• _TO DO_
Print exactly the lines running from the one that holds "Generate a web" through the one that holds "0.19, 0.11, 0.08];", please, and leave the pictures out.

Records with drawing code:
^^^^^^^^

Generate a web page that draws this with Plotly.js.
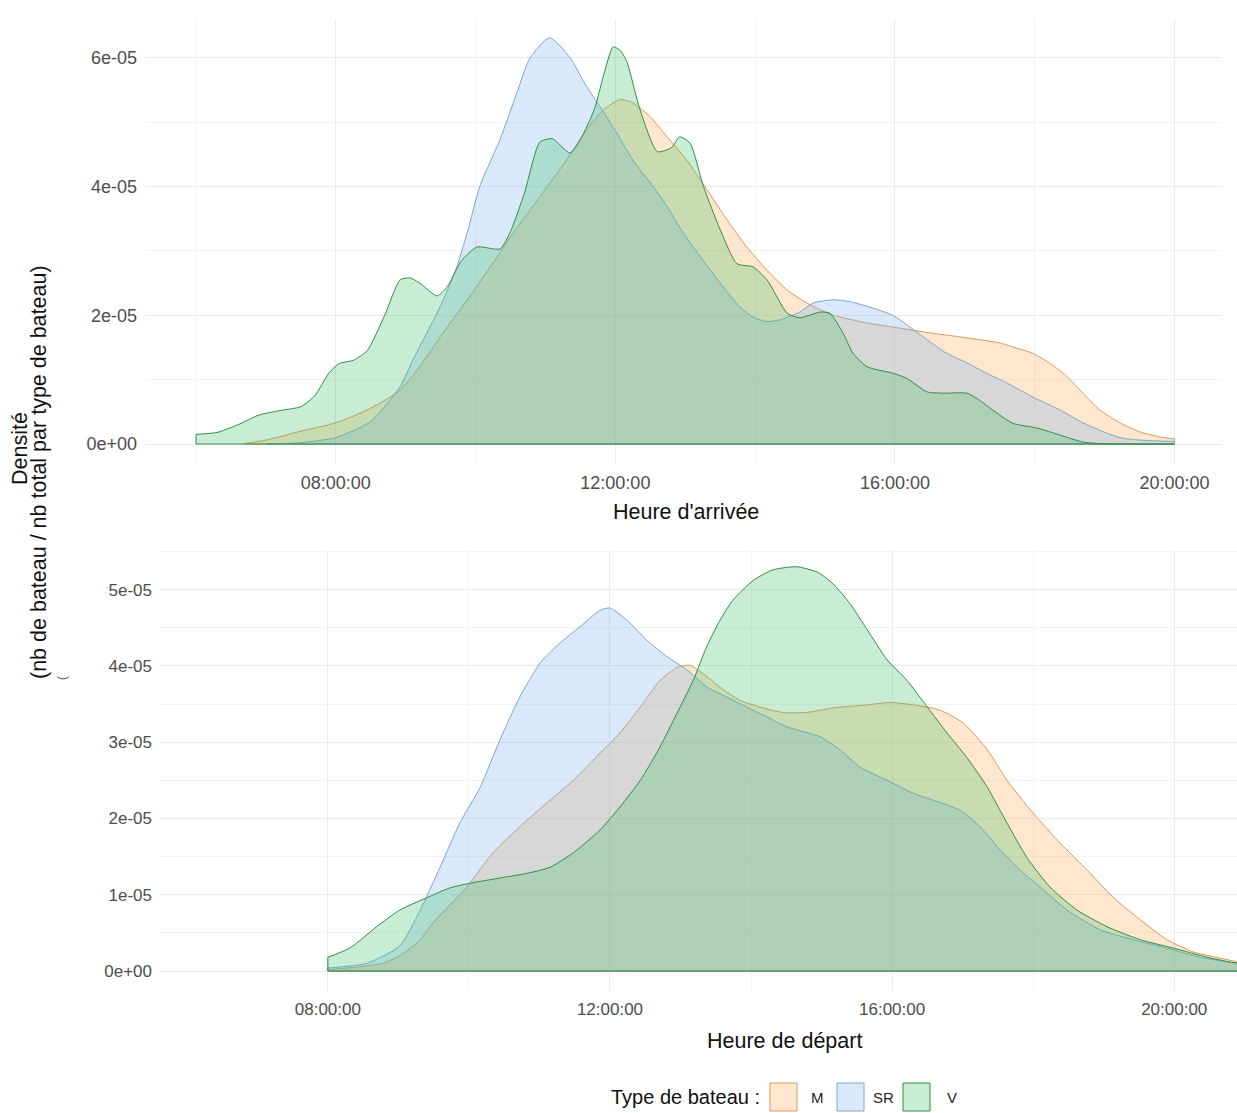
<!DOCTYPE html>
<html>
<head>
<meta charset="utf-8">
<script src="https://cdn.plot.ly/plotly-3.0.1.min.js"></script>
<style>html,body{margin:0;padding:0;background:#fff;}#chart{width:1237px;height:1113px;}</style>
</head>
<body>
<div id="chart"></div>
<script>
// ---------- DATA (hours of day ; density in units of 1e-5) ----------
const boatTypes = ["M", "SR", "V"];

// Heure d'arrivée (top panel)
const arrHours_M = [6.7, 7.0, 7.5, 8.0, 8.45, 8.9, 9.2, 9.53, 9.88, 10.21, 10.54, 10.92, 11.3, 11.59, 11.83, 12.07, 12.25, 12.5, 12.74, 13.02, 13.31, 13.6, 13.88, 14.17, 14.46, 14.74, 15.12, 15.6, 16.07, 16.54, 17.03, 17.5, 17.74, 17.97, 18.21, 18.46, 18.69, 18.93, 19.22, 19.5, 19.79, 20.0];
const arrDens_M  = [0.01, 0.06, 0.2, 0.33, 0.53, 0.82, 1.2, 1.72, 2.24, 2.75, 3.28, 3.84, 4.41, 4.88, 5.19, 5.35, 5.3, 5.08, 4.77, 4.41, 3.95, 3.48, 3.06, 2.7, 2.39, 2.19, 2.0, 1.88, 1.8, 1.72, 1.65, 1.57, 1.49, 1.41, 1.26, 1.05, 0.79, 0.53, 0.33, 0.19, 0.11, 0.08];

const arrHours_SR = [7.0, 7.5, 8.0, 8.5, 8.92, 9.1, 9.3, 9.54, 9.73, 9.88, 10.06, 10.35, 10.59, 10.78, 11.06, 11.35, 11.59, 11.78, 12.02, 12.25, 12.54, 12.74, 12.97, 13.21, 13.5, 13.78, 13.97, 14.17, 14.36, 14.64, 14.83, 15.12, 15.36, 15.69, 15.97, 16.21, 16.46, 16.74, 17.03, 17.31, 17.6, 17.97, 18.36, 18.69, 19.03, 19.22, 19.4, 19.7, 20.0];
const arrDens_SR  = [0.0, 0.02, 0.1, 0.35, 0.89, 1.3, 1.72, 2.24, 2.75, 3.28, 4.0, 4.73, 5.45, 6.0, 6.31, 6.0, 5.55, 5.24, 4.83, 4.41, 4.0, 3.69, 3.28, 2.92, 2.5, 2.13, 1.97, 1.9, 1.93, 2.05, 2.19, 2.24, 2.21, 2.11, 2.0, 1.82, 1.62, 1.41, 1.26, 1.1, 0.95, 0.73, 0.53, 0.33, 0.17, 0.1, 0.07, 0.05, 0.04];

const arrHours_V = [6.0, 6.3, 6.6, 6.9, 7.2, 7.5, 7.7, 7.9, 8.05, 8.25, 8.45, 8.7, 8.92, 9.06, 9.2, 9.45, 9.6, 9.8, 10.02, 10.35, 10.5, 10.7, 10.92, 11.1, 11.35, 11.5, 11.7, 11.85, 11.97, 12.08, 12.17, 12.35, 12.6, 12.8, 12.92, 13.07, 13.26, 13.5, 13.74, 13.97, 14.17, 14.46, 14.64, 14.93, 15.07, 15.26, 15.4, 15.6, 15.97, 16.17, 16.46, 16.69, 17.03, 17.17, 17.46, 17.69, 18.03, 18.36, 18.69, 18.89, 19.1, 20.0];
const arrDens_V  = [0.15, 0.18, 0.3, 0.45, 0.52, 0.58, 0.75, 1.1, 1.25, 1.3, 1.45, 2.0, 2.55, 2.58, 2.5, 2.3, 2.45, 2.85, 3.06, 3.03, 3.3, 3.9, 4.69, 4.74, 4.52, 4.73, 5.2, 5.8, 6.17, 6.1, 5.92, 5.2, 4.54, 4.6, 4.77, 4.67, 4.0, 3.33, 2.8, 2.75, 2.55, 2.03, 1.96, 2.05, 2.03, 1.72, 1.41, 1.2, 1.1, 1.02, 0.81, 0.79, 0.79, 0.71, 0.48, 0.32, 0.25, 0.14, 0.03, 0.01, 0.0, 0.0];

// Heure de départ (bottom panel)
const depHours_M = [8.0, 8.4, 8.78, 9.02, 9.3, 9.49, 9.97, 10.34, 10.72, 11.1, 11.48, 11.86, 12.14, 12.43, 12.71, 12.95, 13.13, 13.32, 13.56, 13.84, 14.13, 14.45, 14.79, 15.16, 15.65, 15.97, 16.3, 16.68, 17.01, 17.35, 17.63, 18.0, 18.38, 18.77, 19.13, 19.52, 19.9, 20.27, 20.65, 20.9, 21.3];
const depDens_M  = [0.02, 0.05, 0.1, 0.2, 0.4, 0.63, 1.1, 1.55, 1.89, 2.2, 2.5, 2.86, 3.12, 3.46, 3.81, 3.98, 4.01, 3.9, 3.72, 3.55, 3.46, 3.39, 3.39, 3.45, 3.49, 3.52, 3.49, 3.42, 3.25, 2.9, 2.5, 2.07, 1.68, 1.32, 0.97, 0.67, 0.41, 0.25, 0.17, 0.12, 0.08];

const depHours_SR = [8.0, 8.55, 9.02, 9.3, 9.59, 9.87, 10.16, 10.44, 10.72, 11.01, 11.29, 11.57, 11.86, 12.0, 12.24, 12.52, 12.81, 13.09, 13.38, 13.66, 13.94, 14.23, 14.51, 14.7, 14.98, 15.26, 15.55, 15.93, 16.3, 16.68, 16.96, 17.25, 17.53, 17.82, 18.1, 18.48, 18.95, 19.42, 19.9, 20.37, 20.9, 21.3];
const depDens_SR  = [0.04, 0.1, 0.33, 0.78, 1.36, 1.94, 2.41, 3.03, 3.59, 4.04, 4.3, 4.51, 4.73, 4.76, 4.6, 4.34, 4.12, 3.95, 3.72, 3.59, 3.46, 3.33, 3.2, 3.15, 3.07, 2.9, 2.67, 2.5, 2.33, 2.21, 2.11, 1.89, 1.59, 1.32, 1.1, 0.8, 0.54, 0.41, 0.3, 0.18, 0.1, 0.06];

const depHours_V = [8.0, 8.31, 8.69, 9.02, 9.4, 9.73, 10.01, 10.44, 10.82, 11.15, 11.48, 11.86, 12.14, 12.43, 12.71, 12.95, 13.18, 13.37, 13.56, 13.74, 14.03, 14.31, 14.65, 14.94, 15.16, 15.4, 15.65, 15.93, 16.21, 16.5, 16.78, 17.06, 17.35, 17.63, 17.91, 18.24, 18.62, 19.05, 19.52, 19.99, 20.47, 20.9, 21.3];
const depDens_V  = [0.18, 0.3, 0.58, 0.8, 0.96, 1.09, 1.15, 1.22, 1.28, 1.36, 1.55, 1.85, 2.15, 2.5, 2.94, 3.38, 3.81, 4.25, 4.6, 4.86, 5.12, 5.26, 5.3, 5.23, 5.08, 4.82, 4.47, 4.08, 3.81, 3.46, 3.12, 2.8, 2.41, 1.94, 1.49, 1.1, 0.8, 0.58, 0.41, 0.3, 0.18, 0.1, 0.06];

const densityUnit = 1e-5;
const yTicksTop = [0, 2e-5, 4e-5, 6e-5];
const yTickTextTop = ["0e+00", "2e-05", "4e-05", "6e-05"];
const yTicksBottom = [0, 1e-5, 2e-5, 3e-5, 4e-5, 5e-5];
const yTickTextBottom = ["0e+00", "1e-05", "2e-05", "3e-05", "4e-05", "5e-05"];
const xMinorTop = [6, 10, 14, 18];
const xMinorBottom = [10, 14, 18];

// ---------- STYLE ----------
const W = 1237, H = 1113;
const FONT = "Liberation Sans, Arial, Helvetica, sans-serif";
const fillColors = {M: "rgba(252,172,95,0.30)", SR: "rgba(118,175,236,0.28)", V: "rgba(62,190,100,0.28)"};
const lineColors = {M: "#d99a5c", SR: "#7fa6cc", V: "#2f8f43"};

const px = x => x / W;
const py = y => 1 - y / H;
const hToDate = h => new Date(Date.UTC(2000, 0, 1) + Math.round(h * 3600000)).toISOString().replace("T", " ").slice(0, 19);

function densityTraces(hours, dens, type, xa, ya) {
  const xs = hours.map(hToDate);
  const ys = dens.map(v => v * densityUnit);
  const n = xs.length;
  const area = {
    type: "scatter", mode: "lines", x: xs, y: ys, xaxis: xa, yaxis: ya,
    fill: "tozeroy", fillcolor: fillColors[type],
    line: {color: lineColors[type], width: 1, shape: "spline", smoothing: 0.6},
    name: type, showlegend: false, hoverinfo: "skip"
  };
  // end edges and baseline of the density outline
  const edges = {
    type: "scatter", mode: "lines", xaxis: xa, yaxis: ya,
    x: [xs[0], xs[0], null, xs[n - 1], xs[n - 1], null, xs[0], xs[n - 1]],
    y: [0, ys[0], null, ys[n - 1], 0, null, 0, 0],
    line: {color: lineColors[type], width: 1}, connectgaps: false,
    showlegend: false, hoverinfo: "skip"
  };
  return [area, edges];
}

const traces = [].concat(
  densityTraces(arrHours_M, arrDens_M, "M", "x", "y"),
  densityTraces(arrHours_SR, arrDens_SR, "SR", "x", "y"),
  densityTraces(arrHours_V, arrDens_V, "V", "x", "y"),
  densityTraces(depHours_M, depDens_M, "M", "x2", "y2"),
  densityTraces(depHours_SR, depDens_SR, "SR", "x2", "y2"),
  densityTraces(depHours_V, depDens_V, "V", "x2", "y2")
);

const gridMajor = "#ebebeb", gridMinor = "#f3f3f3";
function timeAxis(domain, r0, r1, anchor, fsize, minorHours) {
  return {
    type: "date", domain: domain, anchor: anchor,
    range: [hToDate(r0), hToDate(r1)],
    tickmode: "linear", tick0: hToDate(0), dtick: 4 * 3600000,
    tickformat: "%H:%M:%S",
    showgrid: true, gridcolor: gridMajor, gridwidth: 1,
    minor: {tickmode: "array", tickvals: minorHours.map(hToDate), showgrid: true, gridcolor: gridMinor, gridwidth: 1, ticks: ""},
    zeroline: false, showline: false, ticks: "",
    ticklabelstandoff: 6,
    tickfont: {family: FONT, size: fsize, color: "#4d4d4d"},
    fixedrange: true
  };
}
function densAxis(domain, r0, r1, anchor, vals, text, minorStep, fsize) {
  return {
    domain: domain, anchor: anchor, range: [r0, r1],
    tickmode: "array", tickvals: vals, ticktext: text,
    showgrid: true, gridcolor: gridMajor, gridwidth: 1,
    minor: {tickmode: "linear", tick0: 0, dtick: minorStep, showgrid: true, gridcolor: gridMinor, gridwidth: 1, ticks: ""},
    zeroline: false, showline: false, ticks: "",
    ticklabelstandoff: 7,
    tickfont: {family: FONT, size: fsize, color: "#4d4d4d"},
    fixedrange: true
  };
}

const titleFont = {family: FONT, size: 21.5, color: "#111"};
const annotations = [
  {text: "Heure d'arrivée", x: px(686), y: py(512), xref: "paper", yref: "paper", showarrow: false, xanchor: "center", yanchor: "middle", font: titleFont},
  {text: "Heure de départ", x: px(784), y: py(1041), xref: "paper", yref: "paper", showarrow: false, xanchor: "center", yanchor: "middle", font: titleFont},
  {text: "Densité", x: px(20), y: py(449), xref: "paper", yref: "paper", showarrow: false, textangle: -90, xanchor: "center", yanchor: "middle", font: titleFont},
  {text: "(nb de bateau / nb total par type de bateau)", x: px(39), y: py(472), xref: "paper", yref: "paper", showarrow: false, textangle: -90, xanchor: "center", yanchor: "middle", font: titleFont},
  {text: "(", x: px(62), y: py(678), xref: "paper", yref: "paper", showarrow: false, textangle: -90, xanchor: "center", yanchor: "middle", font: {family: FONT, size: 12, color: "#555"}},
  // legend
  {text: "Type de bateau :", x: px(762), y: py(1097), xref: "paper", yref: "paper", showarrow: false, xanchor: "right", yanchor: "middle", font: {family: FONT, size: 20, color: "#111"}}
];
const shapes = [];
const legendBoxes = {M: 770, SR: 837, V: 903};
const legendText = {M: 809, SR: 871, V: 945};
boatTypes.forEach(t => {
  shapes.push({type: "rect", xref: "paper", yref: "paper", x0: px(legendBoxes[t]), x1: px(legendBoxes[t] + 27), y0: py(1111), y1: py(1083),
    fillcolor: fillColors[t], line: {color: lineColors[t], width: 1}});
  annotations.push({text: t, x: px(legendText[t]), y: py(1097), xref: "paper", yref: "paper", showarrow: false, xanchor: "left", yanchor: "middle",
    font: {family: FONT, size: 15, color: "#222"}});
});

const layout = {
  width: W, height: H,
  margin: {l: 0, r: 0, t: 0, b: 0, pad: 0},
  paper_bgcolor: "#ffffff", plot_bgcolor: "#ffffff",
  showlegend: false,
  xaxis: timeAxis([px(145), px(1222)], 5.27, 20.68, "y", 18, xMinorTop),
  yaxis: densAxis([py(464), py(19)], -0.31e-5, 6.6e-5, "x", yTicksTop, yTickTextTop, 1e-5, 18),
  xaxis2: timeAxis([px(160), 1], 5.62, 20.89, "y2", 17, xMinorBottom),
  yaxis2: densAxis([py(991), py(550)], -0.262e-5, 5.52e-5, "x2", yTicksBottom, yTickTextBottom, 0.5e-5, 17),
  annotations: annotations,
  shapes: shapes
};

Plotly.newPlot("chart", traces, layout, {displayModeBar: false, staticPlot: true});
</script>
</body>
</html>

^^^^^^^^

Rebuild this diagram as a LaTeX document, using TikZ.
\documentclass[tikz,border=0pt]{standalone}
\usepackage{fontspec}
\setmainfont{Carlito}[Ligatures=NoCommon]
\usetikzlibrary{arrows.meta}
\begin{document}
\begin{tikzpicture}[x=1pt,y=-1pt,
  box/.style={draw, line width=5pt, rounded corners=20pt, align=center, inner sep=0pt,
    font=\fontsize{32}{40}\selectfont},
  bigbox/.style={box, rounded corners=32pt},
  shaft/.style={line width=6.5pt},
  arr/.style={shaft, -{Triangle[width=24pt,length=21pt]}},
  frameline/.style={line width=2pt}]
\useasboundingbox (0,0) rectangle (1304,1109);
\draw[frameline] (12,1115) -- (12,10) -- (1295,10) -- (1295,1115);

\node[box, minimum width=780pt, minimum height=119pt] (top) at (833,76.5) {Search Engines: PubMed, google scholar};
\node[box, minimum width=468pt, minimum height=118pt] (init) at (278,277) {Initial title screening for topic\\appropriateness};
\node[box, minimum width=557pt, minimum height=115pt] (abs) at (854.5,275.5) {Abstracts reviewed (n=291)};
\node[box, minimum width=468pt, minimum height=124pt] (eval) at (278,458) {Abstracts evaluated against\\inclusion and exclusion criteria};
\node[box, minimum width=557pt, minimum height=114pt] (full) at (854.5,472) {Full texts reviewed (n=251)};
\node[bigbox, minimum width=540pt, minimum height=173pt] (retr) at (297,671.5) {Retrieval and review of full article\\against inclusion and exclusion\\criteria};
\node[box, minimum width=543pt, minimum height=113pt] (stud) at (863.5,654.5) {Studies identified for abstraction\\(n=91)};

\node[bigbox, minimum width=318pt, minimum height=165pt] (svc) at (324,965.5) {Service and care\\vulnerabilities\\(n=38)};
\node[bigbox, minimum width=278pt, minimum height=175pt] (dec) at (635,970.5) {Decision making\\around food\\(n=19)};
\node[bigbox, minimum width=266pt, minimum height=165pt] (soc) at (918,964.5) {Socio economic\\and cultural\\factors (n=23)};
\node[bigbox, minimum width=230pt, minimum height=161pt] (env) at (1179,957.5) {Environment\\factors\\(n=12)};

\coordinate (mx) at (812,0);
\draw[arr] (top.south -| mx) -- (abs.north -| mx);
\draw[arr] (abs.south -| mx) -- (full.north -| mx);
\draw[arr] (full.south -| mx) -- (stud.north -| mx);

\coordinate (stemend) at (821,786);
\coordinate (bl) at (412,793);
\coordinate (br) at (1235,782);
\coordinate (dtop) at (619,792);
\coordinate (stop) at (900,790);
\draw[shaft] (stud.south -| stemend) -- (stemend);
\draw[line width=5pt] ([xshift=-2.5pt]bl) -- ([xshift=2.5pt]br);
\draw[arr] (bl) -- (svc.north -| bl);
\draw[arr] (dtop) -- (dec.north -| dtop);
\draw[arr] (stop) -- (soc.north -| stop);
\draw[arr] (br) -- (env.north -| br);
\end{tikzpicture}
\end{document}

^^^^^^^^

• _EXERCISE RESPONSE_
Generate a web page that draws this with Plotly.js.
<!DOCTYPE html>
<html>
<head>
<meta charset="utf-8">
<script src="https://cdn.plot.ly/plotly-3.0.1.min.js"></script>
<style>html,body{margin:0;padding:0;background:#fff;}#chart{width:1237px;height:1113px;}</style>
</head>
<body>
<div id="chart"></div>
<script>
// ---------- DATA (hours of day ; density in units of 1e-5) ----------
const boatTypes = ["M", "SR", "V"];

// Heure d'arrivée (top panel)
const arrHours_M = [6.7, 7.0, 7.5, 8.0, 8.45, 8.9, 9.2, 9.53, 9.88, 10.21, 10.54, 10.92, 11.3, 11.59, 11.83, 12.07, 12.25, 12.5, 12.74, 13.02, 13.31, 13.6, 13.88, 14.17, 14.46, 14.74, 15.12, 15.6, 16.07, 16.54, 17.03, 17.5, 17.74, 17.97, 18.21, 18.46, 18.69, 18.93, 19.22, 19.5, 19.79, 20.0];
const arrDens_M  = [0.01, 0.06, 0.2, 0.33, 0.53, 0.82, 1.2, 1.72, 2.24, 2.75, 3.28, 3.84, 4.41, 4.88, 5.19, 5.35, 5.3, 5.08, 4.77, 4.41, 3.95, 3.48, 3.06, 2.7, 2.39, 2.19, 2.0, 1.88, 1.8, 1.72, 1.65, 1.57, 1.49, 1.41, 1.26, 1.05, 0.79, 0.53, 0.33, 0.19, 0.11, 0.08];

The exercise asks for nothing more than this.